Repeat, exactly and completely, the material that follows. Omit the pictures.

START Data section

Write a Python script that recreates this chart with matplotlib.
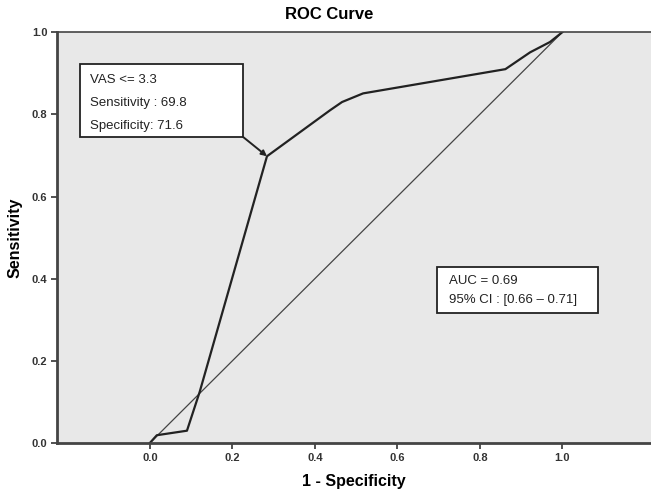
import matplotlib
matplotlib.use("Agg")
import matplotlib.pyplot as plt
from matplotlib.patches import Rectangle

# ROC curve points
fpr = [0.0, 0.017, 0.09, 0.121, 0.284, 0.437, 0.466, 0.517, 0.862, 0.922, 0.97, 1.0]
tpr = [0.0, 0.019, 0.03, 0.125, 0.698, 0.81, 0.83, 0.851, 0.91, 0.951, 0.976, 1.0]
ref_x = [0.0, 1.0]
ref_y = [0.0, 1.0]
cut_x, cut_y = 0.284, 0.698
xticks = [0.0, 0.2, 0.4, 0.6, 0.8, 1.0]
yticks = [0.0, 0.2, 0.4, 0.6, 0.8, 1.0]
cut_lines = ["VAS <= 3.3", "Sensitivity : 69.8", "Specificity: 71.6"]
auc_lines = ["AUC = 0.69", "95% CI : [0.66 \u2013 0.71]"]

plt.rcParams['font.family'] = ['Liberation Sans', 'DejaVu Sans']

fig = plt.figure(figsize=(6.51, 4.95), dpi=100)
ax = fig.add_axes([0.0876, 0.105, 0.9124, 0.830])
ax.set_facecolor('#e8e8e8')

ax.plot(ref_x, ref_y, color='#444444', lw=0.9)
ax.plot(fpr, tpr, color='#222222', lw=1.6)

ax.set_xlim(-0.225, 1.215)
ax.set_ylim(0, 1)
ax.set_xticks(xticks)
ax.set_yticks(yticks)
ax.set_xticklabels([f"{t:.1f}" for t in xticks], fontsize=8, fontweight='bold', color='#333333')
ax.set_yticklabels([f"{t:.1f}" for t in yticks], fontsize=8, fontweight='bold', color='#333333')
ax.tick_params(direction='out', length=4, width=1.2, color='#333333', pad=3)

for s in ['left', 'bottom']:
    ax.spines[s].set_linewidth(2.0)
    ax.spines[s].set_color('#444444')
ax.spines['top'].set_linewidth(1.2)
ax.spines['top'].set_color('#444444')
ax.spines['right'].set_visible(False)

fig.text(0.505, 0.97, "ROC Curve", ha='center', va='center', fontsize=12, fontweight='bold')
ax.set_xlabel("1 - Specificity", fontsize=11.5, fontweight='bold')
ax.xaxis.set_label_coords(0.5, -0.075)
ax.set_ylabel("Sensitivity", fontsize=11.5, fontweight='bold')
ax.yaxis.set_label_coords(-0.058, 0.5)

# cut-off box + arrow
ax.add_patch(Rectangle((-0.170, 0.745), 0.396, 0.177, fc='white', ec='#222222', lw=1.3, zorder=3))
for i, line in enumerate(cut_lines):
    ax.text(-0.146, 0.883 - i * 0.056, line, fontsize=9.5, va='center', ha='left',
            color='#222222', zorder=4)
ax.annotate("", xy=(cut_x, cut_y), xytext=(0.226, 0.745),
            arrowprops=dict(arrowstyle='-|>', color='#222222', lw=1.4,
                            shrinkA=0, shrinkB=0, mutation_scale=8), zorder=4)

# AUC box
ax.add_patch(Rectangle((0.697, 0.316), 0.390, 0.112, fc='white', ec='#222222', lw=1.3, zorder=3))
for i, line in enumerate(auc_lines):
    ax.text(0.726, 0.394 - i * 0.046, line, fontsize=9.5, va='center', ha='left',
            color='#222222', zorder=4)

fig.savefig("out.png", dpi=100)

END Data section

• _Response to the exercise_
Write a Python script that recreates this chart with matplotlib.
import matplotlib
matplotlib.use("Agg")
import matplotlib.pyplot as plt
from matplotlib.patches import Rectangle

# ROC curve points
fpr = [0.0, 0.017, 0.09, 0.121, 0.284, 0.437, 0.466, 0.517, 0.862, 0.922, 0.97, 1.0]
tpr = [0.0, 0.019, 0.03, 0.125, 0.698, 0.81, 0.83, 0.851, 0.91, 0.951, 0.976, 1.0]
ref_x = [0.0, 1.0]
ref_y = [0.0, 1.0]
cut_x, cut_y = 0.284, 0.698
xticks = [0.0, 0.2, 0.4, 0.6, 0.8, 1.0]
yticks = [0.0, 0.2, 0.4, 0.6, 0.8, 1.0]
cut_lines = ["VAS <= 3.3", "Sensitivity : 69.8", "Specificity: 71.6"]
auc_lines = ["AUC = 0.69", "95% CI : [0.66 \u2013 0.71]"]

plt.rcParams['font.family'] = ['Liberation Sans', 'DejaVu Sans']

fig = plt.figure(figsize=(6.51, 4.95), dpi=100)
ax = fig.add_axes([0.0876, 0.105, 0.9124, 0.830])
ax.set_facecolor('#e8e8e8')

ax.plot(ref_x, ref_y, color='#444444', lw=0.9)
ax.plot(fpr, tpr, color='#222222', lw=1.6)

ax.set_xlim(-0.225, 1.215)
ax.set_ylim(0, 1)
ax.set_xticks(xticks)
ax.set_yticks(yticks)
ax.set_xticklabels([f"{t:.1f}" for t in xticks], fontsize=8, fontweight='bold', color='#333333')
ax.set_yticklabels([f"{t:.1f}" for t in yticks], fontsize=8, fontweight='bold', color='#333333')
ax.tick_params(direction='out', length=4, width=1.2, color='#333333', pad=3)

for s in ['left', 'bottom']:
    ax.spines[s].set_linewidth(2.0)
    ax.spines[s].set_color('#444444')
ax.spines['top'].set_linewidth(1.2)
ax.spines['top'].set_color('#444444')
ax.spines['right'].set_visible(False)

fig.text(0.505, 0.97, "ROC Curve", ha='center', va='center', fontsize=12, fontweight='bold')
ax.set_xlabel("1 - Specificity", fontsize=11.5, fontweight='bold')
ax.xaxis.set_label_coords(0.5, -0.075)
ax.set_ylabel("Sensitivity", fontsize=11.5, fontweight='bold')
ax.yaxis.set_label_coords(-0.058, 0.5)

# cut-off box + arrow
ax.add_patch(Rectangle((-0.170, 0.745), 0.396, 0.177, fc='white', ec='#222222', lw=1.3, zorder=3))
for i, line in enumerate(cut_lines):
    ax.text(-0.146, 0.883 - i * 0.056, line, fontsize=9.5, va='center', ha='left',
            color='#222222', zorder=4)
ax.annotate("", xy=(cut_x, cut_y), xytext=(0.226, 0.745),
            arrowprops=dict(arrowstyle='-|>', color='#222222', lw=1.4,
                            shrinkA=0, shrinkB=0, mutation_scale=8), zorder=4)

# AUC box
ax.add_patch(Rectangle((0.697, 0.316), 0.390, 0.112, fc='white', ec='#222222', lw=1.3, zorder=3))
for i, line in enumerate(auc_lines):
    ax.text(0.726, 0.394 - i * 0.046, line, fontsize=9.5, va='center', ha='left',
            color='#222222', zorder=4)

fig.savefig("out.png", dpi=100)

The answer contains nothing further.